Source records:
···
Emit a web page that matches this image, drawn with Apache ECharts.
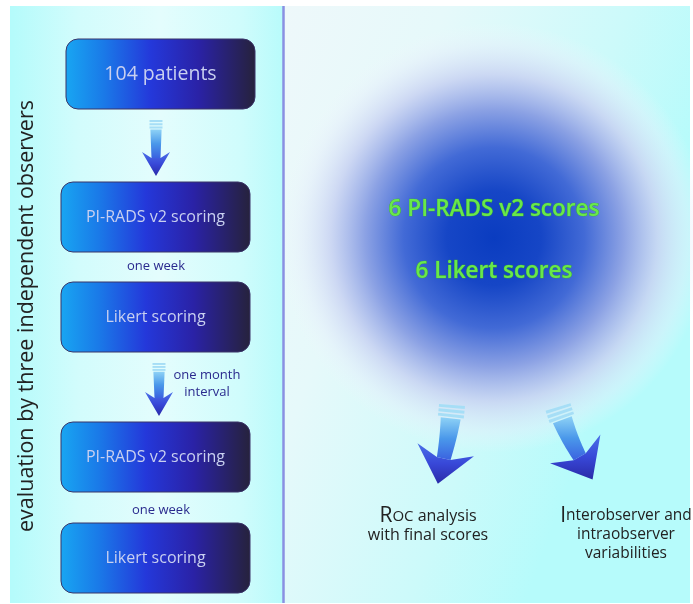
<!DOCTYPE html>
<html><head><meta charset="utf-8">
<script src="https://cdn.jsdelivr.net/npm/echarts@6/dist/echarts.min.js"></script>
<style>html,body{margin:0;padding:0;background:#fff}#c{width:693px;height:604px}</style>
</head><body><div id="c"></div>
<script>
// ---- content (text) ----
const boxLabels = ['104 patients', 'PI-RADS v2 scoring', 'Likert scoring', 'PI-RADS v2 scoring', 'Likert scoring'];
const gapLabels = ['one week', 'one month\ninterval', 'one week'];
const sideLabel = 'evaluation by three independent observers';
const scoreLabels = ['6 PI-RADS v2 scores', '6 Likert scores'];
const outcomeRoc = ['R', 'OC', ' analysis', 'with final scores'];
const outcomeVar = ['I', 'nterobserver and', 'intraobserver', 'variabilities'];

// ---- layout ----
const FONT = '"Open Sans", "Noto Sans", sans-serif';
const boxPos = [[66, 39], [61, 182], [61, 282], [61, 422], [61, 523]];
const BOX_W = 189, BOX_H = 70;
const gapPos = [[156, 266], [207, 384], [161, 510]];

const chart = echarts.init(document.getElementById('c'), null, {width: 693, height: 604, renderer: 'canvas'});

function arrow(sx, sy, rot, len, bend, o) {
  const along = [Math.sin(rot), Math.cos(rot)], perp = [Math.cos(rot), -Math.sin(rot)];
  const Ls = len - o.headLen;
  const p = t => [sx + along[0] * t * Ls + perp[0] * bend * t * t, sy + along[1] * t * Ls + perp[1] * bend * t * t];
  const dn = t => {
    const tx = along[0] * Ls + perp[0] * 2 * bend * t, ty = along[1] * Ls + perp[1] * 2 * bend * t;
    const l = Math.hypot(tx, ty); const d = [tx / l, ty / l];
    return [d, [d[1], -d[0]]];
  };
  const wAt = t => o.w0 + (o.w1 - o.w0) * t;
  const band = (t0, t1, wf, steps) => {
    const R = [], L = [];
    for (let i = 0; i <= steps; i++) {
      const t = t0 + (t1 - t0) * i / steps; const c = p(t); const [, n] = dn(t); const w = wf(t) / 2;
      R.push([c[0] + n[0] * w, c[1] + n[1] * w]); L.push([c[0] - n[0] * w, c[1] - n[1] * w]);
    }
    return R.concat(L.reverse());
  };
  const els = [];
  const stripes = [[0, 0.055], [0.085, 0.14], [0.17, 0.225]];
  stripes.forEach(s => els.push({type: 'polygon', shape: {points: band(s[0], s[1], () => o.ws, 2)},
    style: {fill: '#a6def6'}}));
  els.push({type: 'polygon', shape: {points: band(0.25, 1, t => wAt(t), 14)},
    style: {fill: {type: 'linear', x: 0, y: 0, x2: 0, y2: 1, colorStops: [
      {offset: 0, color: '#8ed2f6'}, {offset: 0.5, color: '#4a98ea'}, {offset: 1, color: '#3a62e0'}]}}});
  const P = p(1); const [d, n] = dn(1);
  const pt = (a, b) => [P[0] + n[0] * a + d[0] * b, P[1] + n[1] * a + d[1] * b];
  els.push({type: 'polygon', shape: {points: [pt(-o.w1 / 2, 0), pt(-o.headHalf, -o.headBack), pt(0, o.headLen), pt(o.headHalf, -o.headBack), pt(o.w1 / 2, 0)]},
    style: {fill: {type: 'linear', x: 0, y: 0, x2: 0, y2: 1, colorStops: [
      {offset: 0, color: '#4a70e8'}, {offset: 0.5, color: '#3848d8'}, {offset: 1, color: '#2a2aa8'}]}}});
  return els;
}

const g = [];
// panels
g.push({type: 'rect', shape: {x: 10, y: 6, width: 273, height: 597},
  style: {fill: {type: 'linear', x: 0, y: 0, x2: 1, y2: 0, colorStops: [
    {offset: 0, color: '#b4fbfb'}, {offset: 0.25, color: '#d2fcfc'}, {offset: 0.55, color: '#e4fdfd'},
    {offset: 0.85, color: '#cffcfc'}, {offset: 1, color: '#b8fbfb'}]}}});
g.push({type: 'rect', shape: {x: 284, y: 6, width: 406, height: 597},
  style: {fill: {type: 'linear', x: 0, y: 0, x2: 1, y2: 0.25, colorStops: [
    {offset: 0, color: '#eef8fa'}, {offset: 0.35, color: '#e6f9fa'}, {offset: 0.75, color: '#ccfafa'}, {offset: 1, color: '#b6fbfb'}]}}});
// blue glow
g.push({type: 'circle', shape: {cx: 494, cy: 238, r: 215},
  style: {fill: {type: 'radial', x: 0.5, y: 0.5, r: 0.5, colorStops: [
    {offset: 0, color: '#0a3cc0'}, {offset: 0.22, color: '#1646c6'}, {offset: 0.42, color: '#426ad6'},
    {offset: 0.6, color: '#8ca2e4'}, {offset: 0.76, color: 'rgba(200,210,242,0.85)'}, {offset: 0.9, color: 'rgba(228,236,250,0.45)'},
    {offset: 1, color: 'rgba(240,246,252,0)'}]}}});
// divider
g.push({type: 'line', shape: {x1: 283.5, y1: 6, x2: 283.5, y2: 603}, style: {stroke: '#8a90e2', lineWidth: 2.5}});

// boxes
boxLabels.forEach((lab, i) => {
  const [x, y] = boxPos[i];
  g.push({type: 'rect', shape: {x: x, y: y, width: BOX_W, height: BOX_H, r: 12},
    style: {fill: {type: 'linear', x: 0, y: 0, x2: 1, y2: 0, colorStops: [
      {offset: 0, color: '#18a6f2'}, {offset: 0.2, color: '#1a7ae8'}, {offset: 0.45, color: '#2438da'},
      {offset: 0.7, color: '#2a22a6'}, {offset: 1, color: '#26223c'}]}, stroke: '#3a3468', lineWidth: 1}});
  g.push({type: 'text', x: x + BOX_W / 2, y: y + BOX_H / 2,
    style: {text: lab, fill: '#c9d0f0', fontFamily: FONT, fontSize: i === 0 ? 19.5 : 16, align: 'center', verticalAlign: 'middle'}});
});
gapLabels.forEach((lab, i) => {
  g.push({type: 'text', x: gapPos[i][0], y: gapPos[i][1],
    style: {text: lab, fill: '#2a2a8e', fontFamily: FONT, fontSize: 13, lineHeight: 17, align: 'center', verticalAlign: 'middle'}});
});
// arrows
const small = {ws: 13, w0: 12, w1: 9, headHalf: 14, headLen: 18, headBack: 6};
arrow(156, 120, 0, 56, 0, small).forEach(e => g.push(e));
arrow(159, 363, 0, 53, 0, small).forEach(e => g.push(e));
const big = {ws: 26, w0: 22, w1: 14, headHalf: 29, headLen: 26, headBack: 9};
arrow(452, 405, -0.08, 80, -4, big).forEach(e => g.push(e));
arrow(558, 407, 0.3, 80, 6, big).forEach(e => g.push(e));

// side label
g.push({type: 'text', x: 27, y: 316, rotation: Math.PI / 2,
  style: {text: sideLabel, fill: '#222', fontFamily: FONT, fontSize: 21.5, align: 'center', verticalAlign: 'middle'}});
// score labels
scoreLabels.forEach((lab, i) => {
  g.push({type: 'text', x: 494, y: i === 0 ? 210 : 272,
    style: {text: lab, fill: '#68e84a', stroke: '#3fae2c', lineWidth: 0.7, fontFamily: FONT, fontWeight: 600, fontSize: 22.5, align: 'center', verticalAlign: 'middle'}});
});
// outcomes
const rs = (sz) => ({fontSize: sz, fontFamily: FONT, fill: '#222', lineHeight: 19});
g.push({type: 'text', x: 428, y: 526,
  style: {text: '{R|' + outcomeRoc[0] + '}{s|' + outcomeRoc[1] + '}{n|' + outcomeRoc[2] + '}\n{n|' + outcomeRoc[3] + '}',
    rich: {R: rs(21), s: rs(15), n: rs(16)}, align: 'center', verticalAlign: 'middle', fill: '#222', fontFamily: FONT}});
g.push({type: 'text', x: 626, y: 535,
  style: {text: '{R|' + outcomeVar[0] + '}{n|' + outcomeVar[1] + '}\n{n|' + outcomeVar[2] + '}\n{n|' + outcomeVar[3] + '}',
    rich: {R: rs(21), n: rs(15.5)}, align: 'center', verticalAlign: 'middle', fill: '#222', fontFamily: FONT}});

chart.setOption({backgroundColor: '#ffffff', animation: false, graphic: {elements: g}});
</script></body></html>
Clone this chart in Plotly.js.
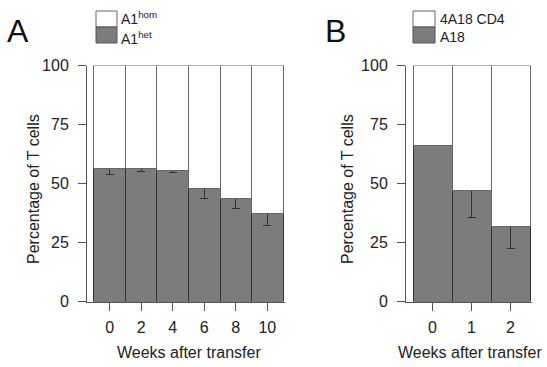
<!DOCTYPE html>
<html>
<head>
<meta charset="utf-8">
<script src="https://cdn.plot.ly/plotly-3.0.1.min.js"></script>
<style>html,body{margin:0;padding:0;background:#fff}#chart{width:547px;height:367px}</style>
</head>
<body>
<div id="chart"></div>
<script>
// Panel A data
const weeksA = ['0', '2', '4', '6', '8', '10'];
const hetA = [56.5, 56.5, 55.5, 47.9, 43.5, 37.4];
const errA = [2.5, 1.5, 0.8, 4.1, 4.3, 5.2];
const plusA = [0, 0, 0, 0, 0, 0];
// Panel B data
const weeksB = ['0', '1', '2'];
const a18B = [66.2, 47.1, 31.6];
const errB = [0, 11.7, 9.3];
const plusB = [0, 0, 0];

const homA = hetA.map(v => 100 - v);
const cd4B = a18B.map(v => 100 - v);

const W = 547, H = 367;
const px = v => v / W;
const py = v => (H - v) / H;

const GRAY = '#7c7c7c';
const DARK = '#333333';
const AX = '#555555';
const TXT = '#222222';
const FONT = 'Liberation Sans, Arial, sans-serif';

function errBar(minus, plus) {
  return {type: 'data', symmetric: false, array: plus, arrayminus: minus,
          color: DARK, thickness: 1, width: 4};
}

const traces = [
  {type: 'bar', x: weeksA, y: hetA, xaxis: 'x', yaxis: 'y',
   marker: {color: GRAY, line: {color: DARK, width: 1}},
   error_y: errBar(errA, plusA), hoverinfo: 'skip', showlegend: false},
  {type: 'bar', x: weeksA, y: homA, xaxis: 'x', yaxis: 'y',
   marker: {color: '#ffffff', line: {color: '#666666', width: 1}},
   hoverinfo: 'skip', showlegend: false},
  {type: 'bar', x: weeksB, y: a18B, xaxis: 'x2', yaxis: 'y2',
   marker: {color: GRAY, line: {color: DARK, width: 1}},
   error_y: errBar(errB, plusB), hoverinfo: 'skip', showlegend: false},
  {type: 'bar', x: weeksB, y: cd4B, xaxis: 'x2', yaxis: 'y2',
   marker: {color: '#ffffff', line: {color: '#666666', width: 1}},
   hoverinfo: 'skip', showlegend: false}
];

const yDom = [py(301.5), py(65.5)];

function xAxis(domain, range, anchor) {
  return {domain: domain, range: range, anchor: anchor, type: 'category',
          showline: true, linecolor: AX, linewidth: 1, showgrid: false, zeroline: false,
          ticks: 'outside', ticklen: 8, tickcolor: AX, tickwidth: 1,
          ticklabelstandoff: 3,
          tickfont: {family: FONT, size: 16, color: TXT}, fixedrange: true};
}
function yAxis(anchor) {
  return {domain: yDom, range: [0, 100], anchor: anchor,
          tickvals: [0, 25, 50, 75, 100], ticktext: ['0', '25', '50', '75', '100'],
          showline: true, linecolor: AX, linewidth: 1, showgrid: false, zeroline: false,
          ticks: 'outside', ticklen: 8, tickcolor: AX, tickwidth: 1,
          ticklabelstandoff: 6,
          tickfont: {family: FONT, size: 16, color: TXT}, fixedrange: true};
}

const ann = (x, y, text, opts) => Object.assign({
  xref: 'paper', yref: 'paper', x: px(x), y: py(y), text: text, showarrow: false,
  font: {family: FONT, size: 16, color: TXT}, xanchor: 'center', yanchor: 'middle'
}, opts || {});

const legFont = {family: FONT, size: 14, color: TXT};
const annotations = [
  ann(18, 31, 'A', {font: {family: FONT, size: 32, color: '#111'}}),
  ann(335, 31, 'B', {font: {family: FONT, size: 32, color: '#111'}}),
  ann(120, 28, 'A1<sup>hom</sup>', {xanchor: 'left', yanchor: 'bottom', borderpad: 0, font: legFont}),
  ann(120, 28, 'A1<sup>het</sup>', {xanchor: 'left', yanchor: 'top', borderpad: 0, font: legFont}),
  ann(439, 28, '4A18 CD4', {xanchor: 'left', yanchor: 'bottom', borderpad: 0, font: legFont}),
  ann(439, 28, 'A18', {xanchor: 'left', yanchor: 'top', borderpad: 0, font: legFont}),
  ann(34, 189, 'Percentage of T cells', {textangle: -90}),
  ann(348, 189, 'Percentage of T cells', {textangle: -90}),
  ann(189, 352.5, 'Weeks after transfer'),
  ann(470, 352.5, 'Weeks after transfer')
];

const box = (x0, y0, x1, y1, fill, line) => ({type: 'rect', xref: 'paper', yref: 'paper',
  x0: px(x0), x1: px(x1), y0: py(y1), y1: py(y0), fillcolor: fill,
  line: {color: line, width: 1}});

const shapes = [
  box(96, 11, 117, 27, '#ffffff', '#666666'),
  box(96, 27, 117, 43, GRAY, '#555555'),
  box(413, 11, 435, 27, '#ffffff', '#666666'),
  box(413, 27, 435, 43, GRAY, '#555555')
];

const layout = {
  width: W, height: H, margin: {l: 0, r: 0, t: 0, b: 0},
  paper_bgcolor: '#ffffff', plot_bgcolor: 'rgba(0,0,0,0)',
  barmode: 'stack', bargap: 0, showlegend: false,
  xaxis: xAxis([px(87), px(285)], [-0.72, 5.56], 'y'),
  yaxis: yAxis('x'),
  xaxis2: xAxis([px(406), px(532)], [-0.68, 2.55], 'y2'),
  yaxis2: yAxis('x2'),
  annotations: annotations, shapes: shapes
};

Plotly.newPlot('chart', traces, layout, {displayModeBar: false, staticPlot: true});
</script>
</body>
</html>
···
* What you are asked to do: From the records above, give again only the part that opens with the line containing "Clone this chart in Plotly.js." and closes with the line containing "const FONT = 'Liberation". Keep both ends but drop the pictures.

* Solution:
Clone this chart in Plotly.js.
<!DOCTYPE html>
<html>
<head>
<meta charset="utf-8">
<script src="https://cdn.plot.ly/plotly-3.0.1.min.js"></script>
<style>html,body{margin:0;padding:0;background:#fff}#chart{width:547px;height:367px}</style>
</head>
<body>
<div id="chart"></div>
<script>
// Panel A data
const weeksA = ['0', '2', '4', '6', '8', '10'];
const hetA = [56.5, 56.5, 55.5, 47.9, 43.5, 37.4];
const errA = [2.5, 1.5, 0.8, 4.1, 4.3, 5.2];
const plusA = [0, 0, 0, 0, 0, 0];
// Panel B data
const weeksB = ['0', '1', '2'];
const a18B = [66.2, 47.1, 31.6];
const errB = [0, 11.7, 9.3];
const plusB = [0, 0, 0];

const homA = hetA.map(v => 100 - v);
const cd4B = a18B.map(v => 100 - v);

const W = 547, H = 367;
const px = v => v / W;
const py = v => (H - v) / H;

const GRAY = '#7c7c7c';
const DARK = '#333333';
const AX = '#555555';
const TXT = '#222222';
const FONT = 'Liberation Sans, Arial, sans-serif';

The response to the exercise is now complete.